Cross elasticity of demand (XED) measures the percentage change in quantity demand for a good after a change in the price of another.
For example: if there is an increase in the price of tea by 10%. and the quantity demanded for coffee increases by 2%, then the cross elasticity of demand = 2/10 = +0.2
- Substitute goods will have a positive cross-elasticity of demand.
- Complements will have a negative cross elasticity of demand
- Unrelated goods will have a cross-elasticity of demand of zero. The price of apples has no effect on demand for Apple computers.
Substitute Goods and XED
% change in Q.D. = (210-200)/200 = 10/200 = 5%
% change in price (1.5-1.2)/1.2 = 0.3/1.2 = 25%
- Weak substitutes like tea and coffee will have a low cross elasticity of demand. If the price of tea increases, it will encourage some people to switch to coffee.
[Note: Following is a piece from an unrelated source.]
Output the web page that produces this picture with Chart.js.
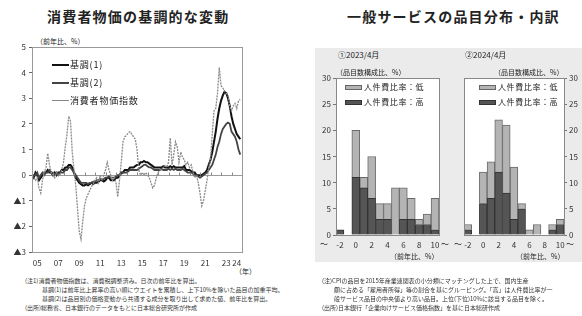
<!DOCTYPE html>
<html><head><meta charset="utf-8">
<script src="https://cdn.jsdelivr.net/npm/chart.js@4"></script>
<style>
html,body{margin:0;padding:0;background:#fff;}
body{width:582px;height:316px;position:relative;overflow:hidden;font-family:"Noto Sans CJK JP","Noto Sans",sans-serif;color:#222;}
.a{position:absolute;white-space:nowrap;line-height:1;}
canvas{position:absolute;}
.t{font-size:14px;font-weight:bold;letter-spacing:1.2px;color:#222;}
.fn{font-size:6px;color:#333;line-height:9px;}
.lg{font-size:9px;letter-spacing:0.8px;}
.hl{font-size:8px;letter-spacing:0.6px;}
.sw{position:absolute;width:17px;height:5px;box-sizing:border-box;}
</style></head><body>
<div class="a t" style="left:47px;top:9px;">消費者物価の基調的な変動</div>
<div class="a t" style="left:347px;top:9px;">一般サービスの品目分布・内訳</div>
<div class="a" style="left:36px;top:38px;font-size:7px;">（前年比、%）</div>
<div class="a" style="left:235px;top:268px;font-size:7px;">（年）</div>

<div style="position:absolute;left:315px;top:48px;width:267px;height:214px;background:#ebebeb;"></div>

<canvas id="c1" width="252" height="236" style="left:0;top:38px;"></canvas>
<canvas id="c2" width="136" height="184" style="left:310px;top:70px;"></canvas>
<canvas id="c3" width="125" height="184" style="left:455px;top:70px;"></canvas>

<!-- line chart legend -->
<div class="sw" style="left:52px;top:64px;height:2px;background:#111;"></div>
<div class="a lg" style="left:70px;top:60px;">基調(1)</div>
<div class="sw" style="left:52px;top:82px;height:2px;background:#444;"></div>
<div class="a lg" style="left:70px;top:78px;">基調(2)</div>
<div class="sw" style="left:52px;top:100px;height:1px;background:#888;"></div>
<div class="a lg" style="left:70px;top:96px;">消費者物価指数</div>

<!-- histogram texts -->
<div class="a" style="left:338px;top:51px;font-size:8px;">①2023/4月</div>
<div class="a" style="left:336px;top:69px;font-size:7px;">（品目数構成比、%）</div>
<div class="a" style="left:465px;top:51px;font-size:8px;">②2024/4月</div>
<div class="a" style="left:494px;top:69px;font-size:7px;">（品目数構成比、%）</div>

<div class="sw" style="left:345px;top:85px;background:#b4b4b4;border:1px solid #666;"></div>
<div class="a hl" style="left:364px;top:83px;">人件費比率：低</div>
<div class="sw" style="left:345px;top:100px;background:#555;border:1px solid #333;"></div>
<div class="a hl" style="left:364px;top:98px;">人件費比率：高</div>
<div class="sw" style="left:479px;top:85px;background:#b4b4b4;border:1px solid #666;"></div>
<div class="a hl" style="left:498px;top:83px;">人件費比率：低</div>
<div class="sw" style="left:479px;top:100px;background:#555;border:1px solid #333;"></div>
<div class="a hl" style="left:498px;top:98px;">人件費比率：高</div>

<div class="a" style="left:320px;top:240px;font-size:8px;">～</div>
<div class="a" style="left:441px;top:240px;font-size:8px;">～</div>
<div class="a" style="left:454px;top:240px;font-size:8px;">～</div>
<div class="a" style="left:566px;top:240px;font-size:8px;">～</div>
<div class="a" style="left:390px;top:253px;font-size:7px;">（前年比、%）</div>
<div class="a" style="left:516px;top:253px;font-size:7px;">（前年比、%）</div>

<!-- footnotes -->
<div class="a fn" style="left:25px;top:276px;">
(注1)消費者物価指数は、消費税調整済み。日次の前年比を算出。<br>
<span style="padding-left:17px">基調(1)は前年比上昇率の高い順にウエイトを累積し、上下10%を除いた品目の加重平均。</span><br>
<span style="padding-left:17px">基調(2)は品目別の価格変動から共通する成分を取り出して求めた値、前年比を算出。</span><br>
(出所)総務省、日本銀行のデータをもとに日本総合研究所が作成
</div>
<div class="a fn" style="left:322px;top:276px;">
(注)CPIの品目を2015年産業連関表の小分類にマッチングした上で、国内生産<br>
<span style="padding-left:12px">額に占める「雇用者所得」等の割合を基にグルーピング。「高」は人件費比率が一</span><br>
<span style="padding-left:12px">般サービス品目の中央値より高い品目。上位(下位)10%に該当する品目を除く。</span><br>
(出所)日本銀行「企業向けサービス価格指数」を基に日本総研作成
</div>

<script>
// ---- Left chart data (2-month steps from Jan 2005) ----
const startYear = 2005;
const stepYears = 1/6;
const cpi = [
 0.0,-0.1,-0.2,-0.1,-0.5,-0.7,
 -0.2,0.1,0.3,0.85,0.4,0.1,
 0.0,-0.1,0.1,0.0,0.0,0.2,
 0.5,1.1,1.6,2.3,2.1,0.9,
 0.2,-0.4,-1.3,-2.2,-2.5,-1.8,
 -1.2,-0.9,-0.75,-0.6,-0.45,-0.35,
 -0.2,-0.1,-0.3,0.0,-0.2,0.0,
 0.2,0.5,0.2,0.0,-0.2,-0.1,
 -0.3,-0.85,-0.2,0.5,1.3,1.5,
 1.55,1.65,1.7,1.6,1.5,1.4,
 1.0,0.2,0.0,0.1,0.0,0.1,
 0.0,-0.1,-0.3,-0.5,-0.4,-0.1,
 0.1,0.2,0.2,0.3,0.4,0.3,
 0.5,1.45,0.4,0.8,1.3,1.1,
 0.5,0.9,0.7,0.6,0.4,0.5,
 0.3,0.4,0.1,-0.1,0.0,-0.3,
 -0.7,-1.2,-1.0,-0.6,-0.2,0.3,
 0.6,1.6,2.5,2.6,3.2,4.2,
 3.5,3.4,3.3,3.2,3.1,2.7,
 2.5,2.7,2.8,2.6,2.9,2.95
];
const base1 = [
 0.0,-0.1,0.1,0.0,-0.2,-0.1,
 0.0,0.1,0.1,0.2,0.1,0.1,
 0.0,0.1,0.0,0.1,0.1,0.2,
 0.2,0.3,0.3,0.4,0.4,0.3,
 0.1,-0.1,-0.2,-0.3,-0.35,-0.4,
 -0.4,-0.35,-0.4,-0.35,-0.3,-0.35,
 -0.3,-0.3,-0.25,-0.2,-0.2,-0.25,
 -0.2,-0.1,-0.1,-0.2,-0.2,-0.2,
 -0.1,-0.1,0.0,0.1,0.1,0.2,
 0.2,0.2,0.3,0.3,0.3,0.35,
 0.4,0.4,0.5,0.5,0.55,0.5,
 0.5,0.45,0.4,0.35,0.3,0.3,
 0.3,0.3,0.3,0.35,0.3,0.3,
 0.3,0.35,0.3,0.35,0.3,0.3,
 0.3,0.3,0.3,0.35,0.2,0.2,
 0.2,0.15,0.1,0.1,0.0,0.0,
 0.0,0.0,0.05,0.1,0.2,0.4,
 0.6,0.9,1.3,1.7,2.2,2.6,
 2.9,3.1,3.25,3.2,3.0,2.7,
 2.3,2.0,1.8,1.6,1.5,1.4
];
const base2 = [
 -0.1,0.0,0.0,0.1,-0.1,0.0,
 0.1,0.0,0.1,0.1,0.2,0.1,
 0.1,0.0,0.1,0.0,0.1,0.1,
 0.1,0.2,0.2,0.3,0.3,0.2,
 0.1,0.0,-0.1,-0.2,-0.3,-0.3,
 -0.3,-0.3,-0.35,-0.3,-0.3,-0.25,
 -0.25,-0.2,-0.2,-0.15,-0.2,-0.15,
 -0.1,-0.1,-0.05,-0.1,-0.1,-0.1,
 -0.05,0.0,0.0,0.05,0.1,0.1,
 0.1,0.15,0.2,0.2,0.2,0.2,
 0.2,0.25,0.3,0.35,0.4,0.4,
 0.35,0.3,0.3,0.25,0.2,0.2,
 0.2,0.2,0.25,0.2,0.2,0.2,
 0.25,0.2,0.25,0.2,0.25,0.2,
 0.2,0.2,0.25,0.2,0.15,0.1,
 0.1,0.1,0.05,0.0,0.0,-0.05,
 -0.1,-0.05,0.0,0.05,0.1,0.2,
 0.3,0.4,0.6,0.8,1.1,1.3,
 1.6,1.8,1.9,2.0,2.05,2.0,
 1.7,1.6,1.5,1.3,1.0,0.8
];
const xTickYears = [2005,2007,2009,2011,2013,2015,2017,2019,2021,2023,2024];
const yTicksLeft = [5,4,3,2,1,0,-1,-2,-3];

// ---- Histogram data ----
const bins = ['-2','-1','0','1','2','3','4','5','6','7','8','9','10'];
const high2023 = [1,0,11,9,7,3,3,0,3,3,2,2,1];
const low2023  = [0,0,9,2,8,3,3,9,6,4,1,2,6];
const high2024 = [1,0,6,7,12,8,3,5,0,0,0,1,2];
const low2024  = [1,0,6,7,10,13,10,1,1,2,0,1,1];

const FONT = '"Noto Sans CJK JP","Noto Sans",sans-serif';
Chart.defaults.font.family = FONT;
Chart.defaults.color = '#333';

const toPts = arr => arr.map((v,i)=>({x:startYear+i*stepYears, y:v}));

const frame = (color,fillWhite) => ({
  id:'frame',
  beforeDraw(chart){
    if(!fillWhite) return;
    const a=chart.chartArea, c=chart.ctx;
    c.save(); c.fillStyle='#fff'; c.fillRect(a.left,a.top,a.right-a.left,a.bottom-a.top); c.restore();
  },
  afterDraw(chart){
    const a=chart.chartArea, c=chart.ctx;
    c.save(); c.strokeStyle=color; c.lineWidth=1;
    c.strokeRect(Math.round(a.left)+0.5,Math.round(a.top)+0.5,Math.round(a.right-a.left),Math.round(a.bottom-a.top));
    c.restore();
  }
});

const zeroTicks = {
  id:'zeroTicks',
  afterDatasetsDraw(chart){
    const xs=chart.scales.x, ys=chart.scales.y, c=chart.ctx;
    const y0=Math.round(ys.getPixelForValue(0))+0.5;
    c.save(); c.strokeStyle='#888'; c.lineWidth=1;
    for(let yr=2006; yr<=2024; yr++){
      const px=Math.round(xs.getPixelForValue(yr))+0.5;
      c.beginPath(); c.moveTo(px,y0); c.lineTo(px,y0-3); c.stroke();
    }
    c.restore();
  }
};

new Chart(document.getElementById('c1'),{
  type:'line',
  data:{datasets:[
    {label:'消費者物価指数',data:toPts(cpi),borderColor:'#8a8a8a',borderWidth:1.3,borderDash:[2,1],pointRadius:0,tension:0},
    {label:'基調(2)',data:toPts(base2),borderColor:'#444',borderWidth:1.8,pointRadius:0,tension:0},
    {label:'基調(1)',data:toPts(base1),borderColor:'#111',borderWidth:2,pointRadius:0,tension:0}
  ]},
  options:{
    responsive:false,devicePixelRatio:1,animation:false,
    layout:{padding:{top:9,right:10,left:0,bottom:0}},
    plugins:{legend:{display:false},tooltip:{enabled:false}},
    scales:{
      x:{type:'linear',min:2005,max:2025,
        afterFit(s){s.height=22;},
        afterBuildTicks(s){s.ticks=xTickYears.map(y=>({value:y+0.5}));},
        ticks:{autoSkip:false,maxRotation:0,padding:6,font:{size:8},color:'#333',
          callback:v=>String(Math.floor(v)%100).padStart(2,'0')},
        grid:{display:false,drawTicks:false},border:{display:false}},
      y:{min:-3,max:5,
        afterFit(s){s.width=32;},
        afterBuildTicks(s){s.ticks=yTicksLeft.map(v=>({value:v}));},
        ticks:{padding:3,font:{size:8},color:'#333',callback:v=>v<0?'▲'+(-v):String(v)},
        grid:{color:c=>c.tick&&c.tick.value===0?'#999':'rgba(0,0,0,0)',tickColor:'#666',tickLength:3,lineWidth:1},
        border:{display:false}}
    }
  },
  plugins:[frame('#999',false),zeroTicks]
});

function hist(id,high,low,pos){
  const isRight = pos==='right';
  new Chart(document.getElementById(id),{
    type:'bar',
    data:{labels:bins,datasets:[
      {label:'人件費比率：高',data:high,backgroundColor:'#555',borderColor:'#333',borderWidth:1,barPercentage:1,categoryPercentage:1},
      {label:'人件費比率：低',data:low,backgroundColor:'#b4b4b4',borderColor:'#6a6a6a',borderWidth:1,barPercentage:1,categoryPercentage:1}
    ]},
    options:{
      responsive:false,devicePixelRatio:1,animation:false,
      layout:{padding:isRight?{top:8,left:9,right:0,bottom:0}:{top:8,right:7,left:0,bottom:0}},
      plugins:{legend:{display:false},tooltip:{enabled:false}},
      scales:{
        x:{stacked:true,afterFit(s){s.height=19;},
          ticks:{autoSkip:false,maxRotation:0,padding:5,font:{size:8},color:'#333',
            callback:(v,i)=>(i%2===0?bins[i]:'')},
          grid:{display:false,drawTicks:false},border:{display:false}},
        y:{stacked:true,position:isRight?'right':'left',min:0,max:30,
          afterFit(s){s.width=isRight?16:26;},
          ticks:{stepSize:5,padding:2,font:{size:8},color:'#333'},
          grid:{drawOnChartArea:false,tickColor:'#777',tickLength:3},
          border:{display:false}}
      }
    },
    plugins:[frame('#888',true)]
  });
}
hist('c2',high2023,low2023,'left');
hist('c3',high2024,low2024,'right');
</script>
</body></html>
But for most people, their preference for a particular drink is more important than a small difference in price
- For two alternative brands, for example, Starbucks Coffee and Costa Coffee, these goods are closer substitutes as the difference is much smaller. If the price of Costa Coffee increases, more consumers will switch to an alternative brand such as Starbucks. WIth close substitutes, the XED will be higher.
- The aim of advertising is to increase brand loyalty and make consumers less willing to switch to another brand – even if price rises.
Complementary Goods and XED
These are goods which are used together, therefore the cross elasticity of demand is negative. If the price of one goes up, you will buy less of both goods.
- If the price of tea increases, there will only be a very small fall in demand for milk. It will have a negative cross elasticity of demand, but it will be a low figure.
- However, for two goods like Android Phones and Android Apps, there is a stronger relationship. If the price of Android Phones increases, this will reduce the demand for Android Phones and therefore, there will be less demand for Android Apps.
Using knowledge of cross elasticity of demand
- Substitutes? When setting prices firms will have to look at what alternatives the consumer has, if there are no close substitutes they will be able to increase the price. For this reason, firms spend a lot of money on advertising to differentiate their products and reduce cross-elasticity of demand.
- Loss leaders Firms can use knowledge of complementary products to increase overall revenue. For example, many companies sell printers as cheaply as possible because if they sell a printer, they know the demand for their replacement ink cartridges will increase. (These ink cartridges are very profitable)
- If a firm makes a small increase in price and finds people are very willing to switch to alternatives (high XED) they may make greater efforts to pursue product differentiation and brand loyalty to reduce XED.